Conscientious Objectors

Can pharmacists have a conscience? Activists are demanding that Congress and state legislatures pass laws forcing pharmacists and other health workers to act against their own conscience in such matters as abortion, morning-after pills, and gay parenting.

Some doctors say it violates their conscience to perform abortions or provide artificial insemination for unmarried or gay people. Some pharmacists believe that the morning-after pill is a form of abortion, and their religious commitment forbids them to dispense it.

And now some patients and activists are demanding laws to force health professionals to dispense the care the patients want, no matter how it violates the health worker’s conscience. Activists who march for a woman’s right to choose want the government to overrule a pharmacist’s right to choose.

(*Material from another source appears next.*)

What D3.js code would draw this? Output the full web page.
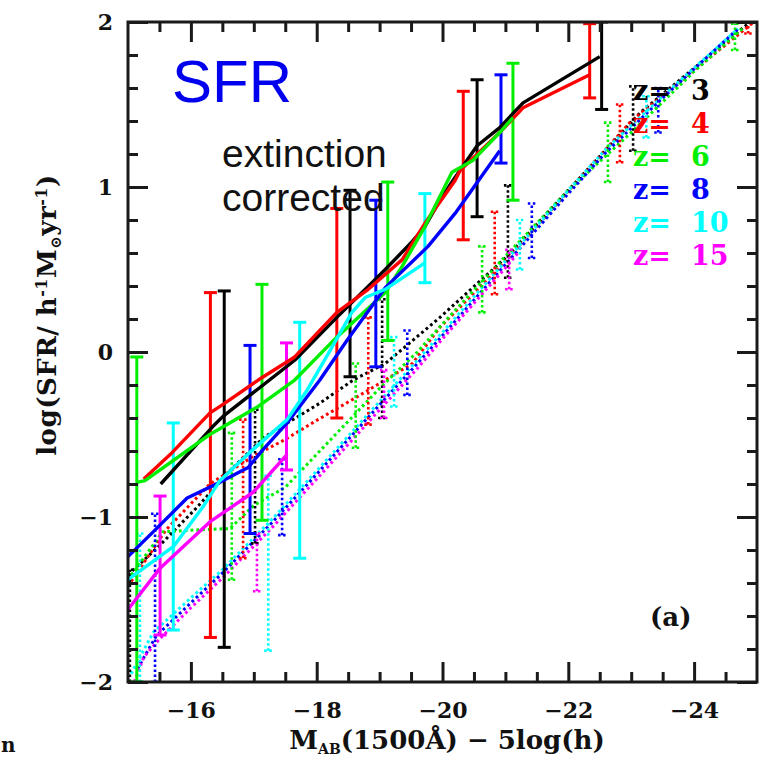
<!DOCTYPE html>
<html>
<head>
<meta charset="utf-8">
<script src="https://cdn.jsdelivr.net/npm/d3@7"></script>
<style>
  html, body { margin: 0; padding: 0; background: #fff; }
  svg { display: block; }
  .tick-label { font-family: "DejaVu Serif", serif; font-weight: bold; font-size: 22px; fill: #111; }
</style>
</head>
<body>
<svg id="chart" width="765" height="765"></svg>
<script>
// ---- data ----------------------------------------------------------------
const redshifts = [3, 4, 6, 8, 10, 15];

// Extinction-corrected mean SFR vs. magnitude: [M_AB, log SFR]
const corrZ3  = [[-15.52,-0.80],[-16.34,-0.455],[-16.51,-0.39],[-17.65,-0.05],[-18.32,0.21],[-19.09,0.50],[-19.52,0.67],[-19.72,0.76],[-19.96,0.92],[-20.15,1.03],[-20.55,1.25],[-20.91,1.36],[-21.28,1.51],[-22.50,1.79]];
const corrZ4  = [[-15.25,-0.77],[-15.70,-0.61],[-16.30,-0.37],[-16.54,-0.31],[-17.07,-0.17],[-17.65,-0.03],[-18.32,0.24],[-18.82,0.38],[-19.36,0.56],[-19.72,0.78],[-20.20,1.04],[-20.28,1.10],[-20.91,1.33],[-21.28,1.48],[-22.34,1.68]];
const corrZ6  = [[-15.14,-0.79],[-15.27,-0.78],[-16.30,-0.50],[-17.07,-0.33],[-17.65,-0.17],[-18.32,0.09],[-19.09,0.36],[-19.36,0.52],[-19.72,0.76],[-20.15,1.09],[-20.48,1.16],[-20.91,1.33],[-21.12,1.42]];
const corrZ8  = [[-15.00,-1.24],[-15.40,-1.09],[-15.94,-0.885],[-16.46,-0.79],[-16.91,-0.70],[-17.15,-0.59],[-17.53,-0.43],[-18.05,-0.17],[-18.48,0.07],[-19.09,0.39],[-19.77,0.64],[-20.20,0.84],[-20.91,1.22]];
const corrZ10 = [[-15.00,-1.38],[-15.72,-1.18],[-16.19,-0.94],[-16.46,-0.78],[-16.99,-0.59],[-17.53,-0.41],[-17.85,-0.23],[-18.26,0.04],[-18.56,0.24],[-18.77,0.33],[-19.09,0.38],[-19.72,0.54]];
const corrZ15 = [[-15.00,-1.56],[-15.51,-1.31],[-16.30,-1.03],[-16.99,-0.85],[-17.53,-0.62]];

// Error bars of the corrected sample: [M_AB, low, high]
const corrErrZ3  = [[-16.53,-1.79,0.37],[-18.53,-0.15,0.98],[-20.55,0.82,1.65],[-22.53,1.47,2.00]];
const corrErrZ4  = [[-16.31,-1.73,0.36],[-18.32,-0.40,0.87],[-20.33,0.68,1.58],[-22.34,1.54,1.99]];
const corrErrZ6  = [[-15.14,-2.00,-0.03],[-17.13,-1.02,0.41],[-19.13,0.07,1.03],[-21.12,0.92,1.75]];
const corrErrZ8  = [[-16.94,-1.10,0.04],[-18.94,-0.09,0.92],[-20.93,1.145,1.68]];
const corrErrZ10 = [[-15.72,-1.685,-0.43],[-17.73,-1.25,0.18],[-19.72,0.42,0.96]];
const corrErrZ15 = [[-15.51,-1.715,-0.873],[-17.52,-0.715,0.055]];

// Uncorrected SFR (dotted): [M_AB, log SFR]
const rawZ3  = [[-15.00,-1.35],[-15.51,-1.17],[-16.10,-0.94],[-16.62,-0.72],[-17.15,-0.52],[-18.05,-0.31],[-18.58,-0.17],[-19.09,-0.07],[-19.96,0.21],[-21.03,0.58],[-23.14,1.45],[-24.89,2.00]];
const rawZ4  = [[-15.00,-1.42],[-15.60,-1.08],[-16.30,-0.80],[-17.00,-0.63],[-17.50,-0.53],[-18.02,-0.41],[-18.56,-0.29],[-19.09,-0.17],[-19.52,-0.07],[-19.96,0.15],[-21.00,0.55],[-23.00,1.40],[-24.95,2.00]];
const rawZ6  = [[-15.00,-1.38],[-15.55,-1.09],[-16.00,-1.08],[-16.62,-1.07],[-17.00,-0.93],[-17.50,-0.82],[-18.00,-0.62],[-19.00,-0.22],[-19.60,0.00],[-20.00,0.17],[-21.00,0.58],[-22.00,0.98],[-23.00,1.33],[-24.00,1.70],[-24.80,1.97]];
const rawZ8  = [[-15.15,-1.92],[-15.45,-1.72],[-16.00,-1.52],[-16.50,-1.34],[-17.30,-1.03],[-18.00,-0.74],[-19.00,-0.32],[-19.60,-0.07],[-20.00,0.10],[-21.00,0.53],[-22.00,0.96],[-22.60,1.21],[-23.50,1.54],[-24.70,1.96]];
const rawZ10 = [[-15.05,-1.95],[-15.40,-1.70],[-16.00,-1.49],[-16.50,-1.32],[-17.30,-1.01],[-18.00,-0.72],[-19.00,-0.30],[-19.60,-0.05],[-20.00,0.12],[-21.00,0.55],[-22.00,0.98],[-22.60,1.23],[-23.50,1.55],[-24.70,1.96]];
const rawZ15 = [[-15.10,-2.00],[-15.25,-1.85],[-15.50,-1.74],[-16.00,-1.55],[-16.50,-1.37],[-17.30,-1.06],[-18.00,-0.77],[-19.00,-0.35],[-19.60,-0.10],[-20.00,0.08],[-21.00,0.51],[-21.20,0.60]];

// Error bars of the uncorrected sample: [M_AB, low, high]
const rawErrZ3  = [[-15.03,-2.00,-1.32],[-17.02,-1.16,-0.35],[-19.04,-0.40,0.32],[-21.04,0.45,1.01],[-23.03,1.22,1.61]];
const rawErrZ4  = [[-16.83,-1.25,-0.41],[-18.82,-0.44,0.21],[-20.83,0.35,0.85],[-22.82,1.15,1.50],[-24.86,1.93,2.00]];
const rawErrZ6  = [[-16.65,-1.38,-0.49],[-18.62,-0.58,-0.07],[-20.63,0.24,0.64],[-22.63,1.03,1.39],[-24.65,1.83,1.99]];
const rawErrZ8  = [[-15.43,-2.00,-0.98],[-17.45,-1.11,-0.65],[-19.44,-0.26,0.13],[-21.42,0.57,0.90],[-23.43,1.33,1.60]];
const rawErrZ10 = [[-15.19,-2.00,-1.10],[-17.23,-1.81,-0.75],[-19.23,-0.33,0.09],[-21.23,0.50,0.80],[-23.24,1.30,1.55]];
const rawErrZ15 = [[-17.05,-1.45,-1.10],[-19.07,-0.40,-0.11],[-21.06,0.38,0.62]];

// Axis ticks
const xMajorTicks = [-16, -18, -20, -22, -24];
const yMajorTicks = [-2, -1, 0, 1, 2];

// ---- drawing ---------------------------------------------------------------
const palette = ["#000000", "#ff0000", "#00ee00", "#0000ff", "#00ffff", "#ff00ff"];
const corrected = [corrZ3, corrZ4, corrZ6, corrZ8, corrZ10, corrZ15];
const correctedErr = [corrErrZ3, corrErrZ4, corrErrZ6, corrErrZ8, corrErrZ10, corrErrZ15];
const raw = [rawZ3, rawZ4, rawZ6, rawZ8, rawZ10, rawZ15];
const rawErr = [rawErrZ3, rawErrZ4, rawErrZ6, rawErrZ8, rawErrZ10, rawErrZ15];

const svg = d3.select("#chart");
const plotLeft = 128, plotRight = 757, plotTop = 22, plotBottom = 682;

const x = d3.scaleLinear().domain([-15, -25]).range([plotLeft, plotRight]);
const y = d3.scaleLinear().domain([-2, 2]).range([plotBottom, plotTop]);

const clipId = "plot-clip";
svg.append("defs").append("clipPath").attr("id", clipId)
  .append("rect").attr("x", plotLeft).attr("y", plotTop)
  .attr("width", plotRight - plotLeft).attr("height", plotBottom - plotTop);

const plot = svg.append("g").attr("clip-path", `url(#${clipId})`);
const line = d3.line().x(d => x(d[0])).y(d => y(d[1]));

// dotted (uncorrected) curves and their error bars
raw.forEach((series, i) => {
  plot.append("path").datum(series)
    .attr("d", line)
    .attr("fill", "none")
    .attr("stroke", palette[i])
    .attr("stroke-width", 3)
    .attr("stroke-dasharray", "2.8,3");
});
rawErr.forEach((bars, i) => {
  const g = plot.append("g")
    .attr("stroke", palette[i])
    .attr("stroke-width", 2.6)
    .attr("stroke-dasharray", "2.5,2.5")
    .attr("fill", "none");
  bars.forEach(b => {
    const cx = x(b[0]);
    g.append("line").attr("x1", cx).attr("x2", cx).attr("y1", y(b[1])).attr("y2", y(b[2]));
    g.append("line").attr("x1", cx - 4).attr("x2", cx + 4).attr("y1", y(b[1])).attr("y2", y(b[1]));
    g.append("line").attr("x1", cx - 4).attr("x2", cx + 4).attr("y1", y(b[2])).attr("y2", y(b[2]));
  });
});

// solid (extinction corrected) error bars and curves
correctedErr.forEach((bars, i) => {
  const g = plot.append("g")
    .attr("stroke", palette[i])
    .attr("stroke-width", 3)
    .attr("fill", "none");
  bars.forEach(b => {
    const cx = x(b[0]);
    g.append("line").attr("x1", cx).attr("x2", cx).attr("y1", y(b[1])).attr("y2", y(b[2]));
    g.append("line").attr("x1", cx - 6.5).attr("x2", cx + 6.5).attr("y1", y(b[1])).attr("y2", y(b[1]));
    g.append("line").attr("x1", cx - 6.5).attr("x2", cx + 6.5).attr("y1", y(b[2])).attr("y2", y(b[2]));
  });
});
corrected.forEach((series, i) => {
  plot.append("path").datum(series)
    .attr("d", line)
    .attr("fill", "none")
    .attr("stroke", palette[i])
    .attr("stroke-width", 3.4)
    .attr("stroke-linejoin", "round");
});

// ---- axes (inward ticks on all four sides) ----------------------------------
const xMinor = d3.range(-15.5, -25, -0.5).filter(v => !xMajorTicks.includes(v));
const yMinor = d3.range(-1.8, 2, 0.2).map(v => +v.toFixed(1)).filter(v => !yMajorTicks.includes(v));

function addAxis(axis, transform, majors, minors, labels) {
  const gMaj = svg.append("g").attr("transform", transform)
    .call(axis.tickValues(majors).tickSize(-20).tickPadding(labels ? 22 : 0)
      .tickFormat(labels ? d3.format("") : () => ""));
  gMaj.select(".domain").remove();
  gMaj.selectAll(".tick line").attr("stroke", "#1a1a1a").attr("stroke-width", 3);
  gMaj.selectAll(".tick text").attr("class", "tick-label").attr("fill", null);
  const gMin = svg.append("g").attr("transform", transform)
    .call(axis.tickValues(minors).tickSize(-10).tickFormat(() => ""));
  gMin.select(".domain").remove();
  gMin.selectAll(".tick line").attr("stroke", "#1a1a1a").attr("stroke-width", 3);
  return gMaj;
}

const xBottom = addAxis(d3.axisBottom(x), `translate(0,${plotBottom})`, xMajorTicks, xMinor, true);
xBottom.selectAll(".tick text").attr("dy", null).attr("y", 36);
addAxis(d3.axisTop(x), `translate(0,${plotTop})`, xMajorTicks, xMinor, false);
const yLeft = addAxis(d3.axisLeft(y), `translate(${plotLeft},0)`, yMajorTicks, yMinor, true);
yLeft.selectAll(".tick text").attr("x", -15).attr("dy", "0.36em");
addAxis(d3.axisRight(y), `translate(${plotRight},0)`, yMajorTicks, yMinor, false);

// frame
svg.append("rect")
  .attr("x", plotLeft).attr("y", plotTop)
  .attr("width", plotRight - plotLeft).attr("height", plotBottom - plotTop)
  .attr("fill", "none").attr("stroke", "#1a1a1a").attr("stroke-width", 3);

// ---- text ---------------------------------------------------------------------
const serif = '"DejaVu Serif", serif';

const xTitle = svg.append("text")
  .attr("x", 447).attr("y", 749)
  .attr("text-anchor", "middle")
  .attr("font-family", serif).attr("font-weight", "bold").attr("font-size", 26)
  .attr("fill", "#111");
xTitle.append("tspan").text("M");
xTitle.append("tspan").attr("font-size", 14).attr("dy", 5).text("AB");
xTitle.append("tspan").attr("dy", -5).text("(1500Å) − 5log(h)");

const yTitle = svg.append("text")
  .attr("transform", "translate(56,315) rotate(-90)")
  .attr("text-anchor", "middle")
  .attr("font-family", serif).attr("font-weight", "bold").attr("font-size", 26)
  .attr("letter-spacing", 0.5)
  .attr("fill", "#111");
yTitle.append("tspan").text("log(SFR/ h");
yTitle.append("tspan").attr("font-size", 16).attr("dy", -9).text("-1");
yTitle.append("tspan").attr("dy", 9).text("M");
yTitle.append("tspan").attr("font-size", 15).attr("dy", 5).text("⊙");
yTitle.append("tspan").attr("dy", -5).text("yr");
yTitle.append("tspan").attr("font-size", 16).attr("dy", -9).text("-1");
yTitle.append("tspan").attr("dy", 9).text(")");

svg.append("text")
  .attr("x", 172).attr("y", 102)
  .attr("font-family", '"Liberation Sans", Arial, sans-serif')
  .attr("font-size", 60)
  .attr("fill", "#0000ee")
  .text("SFR");

const note = svg.append("text")
  .attr("font-family", '"Liberation Sans", Arial, sans-serif')
  .attr("font-size", 39)
  .attr("fill", "#111");
note.append("tspan").attr("x", 222).attr("y", 167).text("extinction");
note.append("tspan").attr("x", 222).attr("y", 211).text("corrected");

// legend
const legend = svg.append("g")
  .attr("font-family", serif).attr("font-weight", "bold").attr("font-size", 27);
redshifts.forEach((z, i) => {
  const yy = 100 + i * 33;
  legend.append("text").attr("x", 633).attr("y", yy).attr("fill", palette[i]).text("z=");
  legend.append("text").attr("x", 691).attr("y", yy).attr("fill", palette[i]).text(z);
});

svg.append("text")
  .attr("x", 650).attr("y", 626)
  .attr("font-family", serif).attr("font-weight", "bold").attr("font-size", 26)
  .attr("fill", "#111")
  .text("(a)");

svg.append("text")
  .attr("x", 1).attr("y", 752)
  .attr("font-family", serif).attr("font-weight", "bold").attr("font-size", 20)
  .attr("fill", "#111")
  .text("n");
</script>
</body>
</html>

I was reminded of Arnold Kling’s question “Is Bioethics an Oxymoron?” when I read in the Washington Post the comments of official bioethicist R. Alta Charo: “As soon as you become a licensed professional, you take on certain obligations to act like a professional, which means your patients come first.” As I wrote in an online debate for Legal Affairs magazine,

this is an example of how one state intervention generates the demand for additional interventions. We say you can’t be a pharmacist unless you get a state license, and now you want to say that that license should empower the state to impose morally offensive obligations on those who were required to get the license.

Similarly, we require a prescription to get many drugs, including some forms of contraception. Why should a woman need a prescription for contraception? Why not just grant access to contraception by allowing it to be sold over the counter? Here we’ve created one intervention—the requirement that people get a prescription from a licensed doctor, which they must take to a licensed pharmacist—and it has led to a situation you don’t like, in which some tiny number of pharmacists are refusing to dispense a particular prescription. So you say we should have another rule, another regulation, another intervention.

As philosopher Loren Lomasky of the University of Virginia puts it in the Post article, “Freedom of conscience has been central to our political notions since even before the United States existed. People should not be forced into doing things that they find morally odious.”

Do the people who want doctors and pharmacists to be forced to provide abortions and morning-after pills want anesthesiologists to be forced to participate in executions? I’d bet not. These activists want their moral values enforced by law, they don’t want a neutral rule that all doctors must obey the laws of the state. If they did take such a consistent position, of course, I’d still disagree: anesthesiologists shouldn’t be forced to participate in what they may regard as murder, any more than gynecologists should.

This seems like such a clear issue to me. Yet most of the people in the Post’s online chat about the issue were insistent that health workers must be forced to do as they’re told, regardless of their own conscience. Whatever happened to the liberal claims of individual autonomy, of the right of conscience, of the individual exercising his or her own mind? Gone with the wind, it seems, when liberals have the power to impose their values on other people’s consciences.

In a country of 290 million people and 14 million businesses, we should let these issues sort themselves out in the marketplace. Chances are that major drugstore chains like CVS and Walgreen’s are going to insist that their stores fill all prescriptions. If they have more than one pharmacist on duty at a time, then they may be willing to tolerate pharmacists who avoid filling certain prescriptions. If they do insist that all pharmacists be prepared to fill any prescription presented by a customer, then pharmacists who can’t accept such rules will have to look for jobs elsewhere. And if customers encounter a pharmacy that won’t give them what they want, then they will have to find another pharmacy.

A prime reason for freedom is pluralism. In the modern world we don’t all share the same moral and religious perspectives. The fact of moral diversity is a good reason for toleration and allowing people to sort themselves out in society according to their own moral choices. Freedom in a pluralistic society should mean that individuals get to make their own choices. Sometimes other people aren’t willing to do what we want them to do. But frankly, it’s involuntary servitude to force other people to work for us when they prefer not to. And it’s appalling that 141 years after the Thirteenth Amendment, some people still want to hold others to involuntary servitude.